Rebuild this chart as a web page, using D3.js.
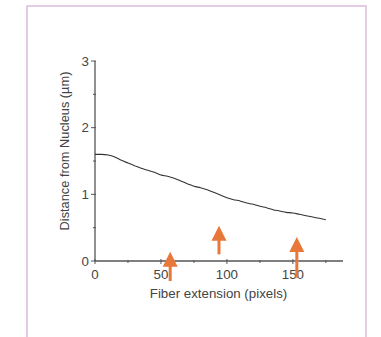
<!DOCTYPE html>
<html>
<head>
<meta charset="utf-8">
<script src="https://cdn.jsdelivr.net/npm/d3@7"></script>
<style>
  html, body { margin: 0; padding: 0; background: #fff; }
  svg { display: block; font-family: "Liberation Sans", Arial, sans-serif; }
</style>
</head>
<body>
<div id="chart"></div>
<script>
// distance profile
const fiberX = [0, 5, 10, 15, 20, 25, 30, 35, 40, 45, 50, 55, 60, 65, 70, 75, 80, 85, 90, 95, 100, 105, 110, 115, 120, 125, 130, 135, 140, 145, 150, 155, 160, 165, 170, 175];
const distY  = [1.6, 1.6, 1.59, 1.56, 1.51, 1.47, 1.43, 1.39, 1.36, 1.33, 1.29, 1.27, 1.24, 1.2, 1.16, 1.12, 1.1, 1.07, 1.03, 0.99, 0.95, 0.92, 0.9, 0.87, 0.85, 0.82, 0.8, 0.77, 0.75, 0.73, 0.72, 0.7, 0.68, 0.66, 0.64, 0.62];

// arrows: x position, tip and tail in data units
const arrowX    = [57, 94, 153];
const arrowTip  = [0.14, 0.53, 0.36];
const arrowTail = [-0.3, 0.1, -0.25];

const xTicks = [0, 50, 100, 150];
const xMinor = [25, 75, 125, 175];
const yTicks = [0, 1, 2, 3];
const yMinor = [0.5, 1.5, 2.5];

const W = 381, H = 337;
const margin = {left: 95, top: 61, right: 38, bottom: 76};
const cw = W - margin.left - margin.right, ch = H - margin.top - margin.bottom;
const fs = 13.3;

const svg = d3.select('#chart').append('svg').attr('width', W).attr('height', H);

// pink frame
svg.append('rect').attr('x', 27).attr('y', 6).attr('width', 339).attr('height', 340)
   .attr('fill', 'none').attr('stroke', '#dcbcdc').attr('stroke-width', 1.5);

const x = d3.scaleLinear().domain([0, 188]).range([0, cw]);
const y = d3.scaleLinear().domain([0, 3]).range([ch, 0]);

const g = svg.append('g').attr('transform', `translate(${margin.left},${margin.top})`);
const axisCol = '#555', textCol = '#444';

// x axis
const xa = g.append('g').attr('transform', `translate(0,${ch})`);
xa.append('line').attr('x1', 0).attr('x2', cw).attr('stroke', axisCol).attr('stroke-width', 1.3);
xa.selectAll('line.maj').data(xTicks).join('line').attr('class', 'maj')
  .attr('x1', d => x(d)).attr('x2', d => x(d)).attr('y1', -2).attr('y2', 3)
  .attr('stroke', axisCol).attr('stroke-width', 1);
xa.selectAll('line.min').data(xMinor).join('line').attr('class', 'min')
  .attr('x1', d => x(d)).attr('x2', d => x(d)).attr('y1', -1).attr('y2', 2)
  .attr('stroke', axisCol).attr('stroke-width', 1);
xa.selectAll('text').data(xTicks).join('text')
  .attr('x', d => x(d)).attr('y', 18).attr('text-anchor', 'middle')
  .attr('font-size', fs).attr('fill', textCol).text(d => d);

// y axis
const ya = g.append('g');
ya.append('line').attr('y1', 0).attr('y2', ch).attr('stroke', axisCol).attr('stroke-width', 1.3);
ya.selectAll('line.maj').data(yTicks).join('line').attr('class', 'maj')
  .attr('y1', d => y(d)).attr('y2', d => y(d)).attr('x1', -4).attr('x2', 1)
  .attr('stroke', axisCol).attr('stroke-width', 1);
ya.selectAll('line.min').data(yMinor).join('line').attr('class', 'min')
  .attr('y1', d => y(d)).attr('y2', d => y(d)).attr('x1', -2).attr('x2', 1)
  .attr('stroke', axisCol).attr('stroke-width', 1);
ya.selectAll('text').data(yTicks).join('text')
  .attr('x', -6).attr('y', d => y(d)).attr('dy', '0.36em').attr('text-anchor', 'end')
  .attr('font-size', fs).attr('fill', textCol).text(d => d);

// axis titles
svg.append('text').attr('x', 218.5).attr('y', 298)
   .attr('text-anchor', 'middle').attr('font-size', fs).attr('fill', textCol)
   .text('Fiber extension (pixels)');
svg.append('text').attr('transform', 'translate(69,151) rotate(-90)')
   .attr('text-anchor', 'middle').attr('font-size', 12.8).attr('fill', textCol)
   .text('Distance from Nucleus (µm)');

// curve
const line = d3.line().x((d, i) => x(fiberX[i])).y(d => y(d)).curve(d3.curveMonotoneX);
g.append('path').datum(distY).attr('d', line)
 .attr('fill', 'none').attr('stroke', '#333').attr('stroke-width', 1.1);

// arrows
const orange = '#e8773a';
const arr = g.selectAll('g.arrow').data(arrowX).join('g').attr('class', 'arrow');
arr.append('line')
   .attr('x1', d => x(d)).attr('x2', d => x(d))
   .attr('y1', (d, i) => y(arrowTip[i]) + 12).attr('y2', (d, i) => y(arrowTail[i]))
   .attr('stroke', orange).attr('stroke-width', 3);
arr.append('path')
   .attr('d', (d, i) => {
     const cx = x(d), ty = y(arrowTip[i]);
     return `M${cx},${ty} L${cx + 7.5},${ty + 15} L${cx - 7.5},${ty + 15} Z`;
   })
   .attr('fill', orange);
</script>
</body>
</html>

**Stated task**
Give every line back word for word and leave the pictures out.

**Response below**
Rebuild this chart as a web page, using D3.js.
<!DOCTYPE html>
<html>
<head>
<meta charset="utf-8">
<script src="https://cdn.jsdelivr.net/npm/d3@7"></script>
<style>
  html, body { margin: 0; padding: 0; background: #fff; }
  svg { display: block; font-family: "Liberation Sans", Arial, sans-serif; }
</style>
</head>
<body>
<div id="chart"></div>
<script>
// distance profile
const fiberX = [0, 5, 10, 15, 20, 25, 30, 35, 40, 45, 50, 55, 60, 65, 70, 75, 80, 85, 90, 95, 100, 105, 110, 115, 120, 125, 130, 135, 140, 145, 150, 155, 160, 165, 170, 175];
const distY  = [1.6, 1.6, 1.59, 1.56, 1.51, 1.47, 1.43, 1.39, 1.36, 1.33, 1.29, 1.27, 1.24, 1.2, 1.16, 1.12, 1.1, 1.07, 1.03, 0.99, 0.95, 0.92, 0.9, 0.87, 0.85, 0.82, 0.8, 0.77, 0.75, 0.73, 0.72, 0.7, 0.68, 0.66, 0.64, 0.62];

// arrows: x position, tip and tail in data units
const arrowX    = [57, 94, 153];
const arrowTip  = [0.14, 0.53, 0.36];
const arrowTail = [-0.3, 0.1, -0.25];

const xTicks = [0, 50, 100, 150];
const xMinor = [25, 75, 125, 175];
const yTicks = [0, 1, 2, 3];
const yMinor = [0.5, 1.5, 2.5];

const W = 381, H = 337;
const margin = {left: 95, top: 61, right: 38, bottom: 76};
const cw = W - margin.left - margin.right, ch = H - margin.top - margin.bottom;
const fs = 13.3;

const svg = d3.select('#chart').append('svg').attr('width', W).attr('height', H);

// pink frame
svg.append('rect').attr('x', 27).attr('y', 6).attr('width', 339).attr('height', 340)
   .attr('fill', 'none').attr('stroke', '#dcbcdc').attr('stroke-width', 1.5);

const x = d3.scaleLinear().domain([0, 188]).range([0, cw]);
const y = d3.scaleLinear().domain([0, 3]).range([ch, 0]);

const g = svg.append('g').attr('transform', `translate(${margin.left},${margin.top})`);
const axisCol = '#555', textCol = '#444';

// x axis
const xa = g.append('g').attr('transform', `translate(0,${ch})`);
xa.append('line').attr('x1', 0).attr('x2', cw).attr('stroke', axisCol).attr('stroke-width', 1.3);
xa.selectAll('line.maj').data(xTicks).join('line').attr('class', 'maj')
  .attr('x1', d => x(d)).attr('x2', d => x(d)).attr('y1', -2).attr('y2', 3)
  .attr('stroke', axisCol).attr('stroke-width', 1);
xa.selectAll('line.min').data(xMinor).join('line').attr('class', 'min')
  .attr('x1', d => x(d)).attr('x2', d => x(d)).attr('y1', -1).attr('y2', 2)
  .attr('stroke', axisCol).attr('stroke-width', 1);
xa.selectAll('text').data(xTicks).join('text')
  .attr('x', d => x(d)).attr('y', 18).attr('text-anchor', 'middle')
  .attr('font-size', fs).attr('fill', textCol).text(d => d);

// y axis
const ya = g.append('g');
ya.append('line').attr('y1', 0).attr('y2', ch).attr('stroke', axisCol).attr('stroke-width', 1.3);
ya.selectAll('line.maj').data(yTicks).join('line').attr('class', 'maj')
  .attr('y1', d => y(d)).attr('y2', d => y(d)).attr('x1', -4).attr('x2', 1)
  .attr('stroke', axisCol).attr('stroke-width', 1);
ya.selectAll('line.min').data(yMinor).join('line').attr('class', 'min')
  .attr('y1', d => y(d)).attr('y2', d => y(d)).attr('x1', -2).attr('x2', 1)
  .attr('stroke', axisCol).attr('stroke-width', 1);
ya.selectAll('text').data(yTicks).join('text')
  .attr('x', -6).attr('y', d => y(d)).attr('dy', '0.36em').attr('text-anchor', 'end')
  .attr('font-size', fs).attr('fill', textCol).text(d => d);

// axis titles
svg.append('text').attr('x', 218.5).attr('y', 298)
   .attr('text-anchor', 'middle').attr('font-size', fs).attr('fill', textCol)
   .text('Fiber extension (pixels)');
svg.append('text').attr('transform', 'translate(69,151) rotate(-90)')
   .attr('text-anchor', 'middle').attr('font-size', 12.8).attr('fill', textCol)
   .text('Distance from Nucleus (µm)');

// curve
const line = d3.line().x((d, i) => x(fiberX[i])).y(d => y(d)).curve(d3.curveMonotoneX);
g.append('path').datum(distY).attr('d', line)
 .attr('fill', 'none').attr('stroke', '#333').attr('stroke-width', 1.1);

// arrows
const orange = '#e8773a';
const arr = g.selectAll('g.arrow').data(arrowX).join('g').attr('class', 'arrow');
arr.append('line')
   .attr('x1', d => x(d)).attr('x2', d => x(d))
   .attr('y1', (d, i) => y(arrowTip[i]) + 12).attr('y2', (d, i) => y(arrowTail[i]))
   .attr('stroke', orange).attr('stroke-width', 3);
arr.append('path')
   .attr('d', (d, i) => {
     const cx = x(d), ty = y(arrowTip[i]);
     return `M${cx},${ty} L${cx + 7.5},${ty + 15} L${cx - 7.5},${ty + 15} Z`;
   })
   .attr('fill', orange);
</script>
</body>
</html>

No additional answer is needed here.